Many deck-lighting packages rely on quick-connect fittings to tie each fixture to the main supply cable that runs from the transformer. Designs differ, but most quick connectors, like the Quic-Disc (photo top right) are designed to pierce the sheathing of the supply cable with two sharp prongs to create a connection. According to Gerry DeLaVega, president of TerraDek Lighting (www.terradek.com), “Disk connectors can allow water to get into the system, and are susceptible to loosening up over time.” Silicone-filled snap connectors are a better choice for weather resistance, and their small size and ability to join wires without stripping off the sheathing are both big bonuses. You just slide the wires into the holes of the connector, and snap down on the tab with a pair of pliers. Trouble is, they are compatible only with solid wires, and stranded cable is used for many deck-lighting applications.
If you’re wary of all quick-connect systems, wire nuts are still a great choice, as long as they are weather resistant. The trouble with wire nuts is that they create what DeLaVega calls “bunny ears,” which sometimes don’t stay hidden when you’re trying to run wire under a railing. For these situations, consider barrel connectors. These connectors allow two wires to be joined together, end to end, and then covered with a weather-resistant heat-shrink tube. They lie flatter than wire nuts or quick connectors and are great for spots where hidden connections are necessary.
Tips for lighting deck stairs
Lighting exterior stairs is a delicate process, so don’t install fixtures willy-nilly and hope for the best. In some ways, stairs with poor lighting can be more dangerous than stairs with no lighting at all. As a rule, you want to avoid creating shadows that can lead to uncertain footing, but you also don’t want to flood the area with light and blind someone climbing the stairs. Remember that light-colored stair materials, or treads and risers built from contrasting materials, require less illumination than dark stair materials. Also, unless beams of light overlap, avoid positioning fixtures on alternating sides of a staircase.

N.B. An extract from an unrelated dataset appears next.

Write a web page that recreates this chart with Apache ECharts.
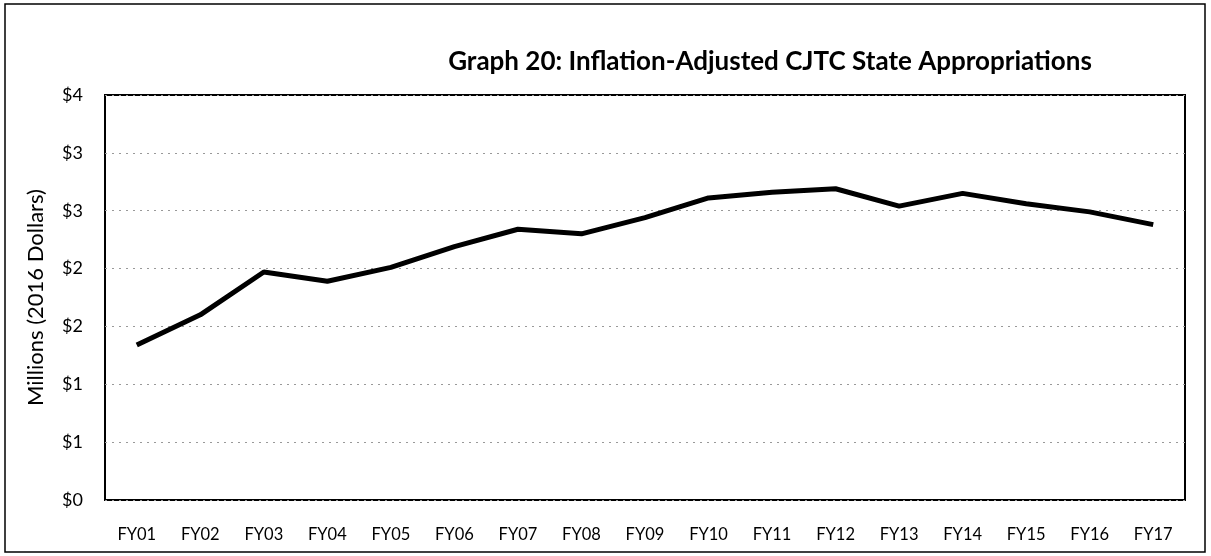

A. When mounting light fixtures on stair risers, select recessed fixtures to avoid trip hazards. Shaded or louvered fixtures direct light down rather than straight out and won’t distract people ascending the stairs.
B. When mounting light fixtures on stair stringers or near the bottom of stair railings, consider their height and placement in relation to the treads. If space allows, raising the fixture casts light over a wider area.
Bulb types: incandescent or LED?
The world of exterior accent lighting is dominated by incandescent bulbs and LEDs. Incandescent technology is well-established, and the bulbs are widely available in several different shapes and wattages for only a few bucks apiece, making replacement quick and easy. They cast a softer, warmer light (photo left) than LEDs, but are inefficient because 95% of the energy they consume is emitted as heat. Also, incandescent bulbs have a relatively short life span of 1000 to 2000 hours of use. LEDs (below) are more expensive because you are paying not just for the bulb, but also for the housing and circuitry that go with it. Their life span is longer—from 10,000 to 100,000 hours of use, depending on the quality of the unit—and LEDs produce little heat. Also, rather than burning out like ordinary bulbs, LEDs dim slowly over time. The trade-off is that unless mirrors or reflective surfaces are used, the light output is focused narrowly in only one direction and can be harsh on the eyes in contrast with a dark backyard.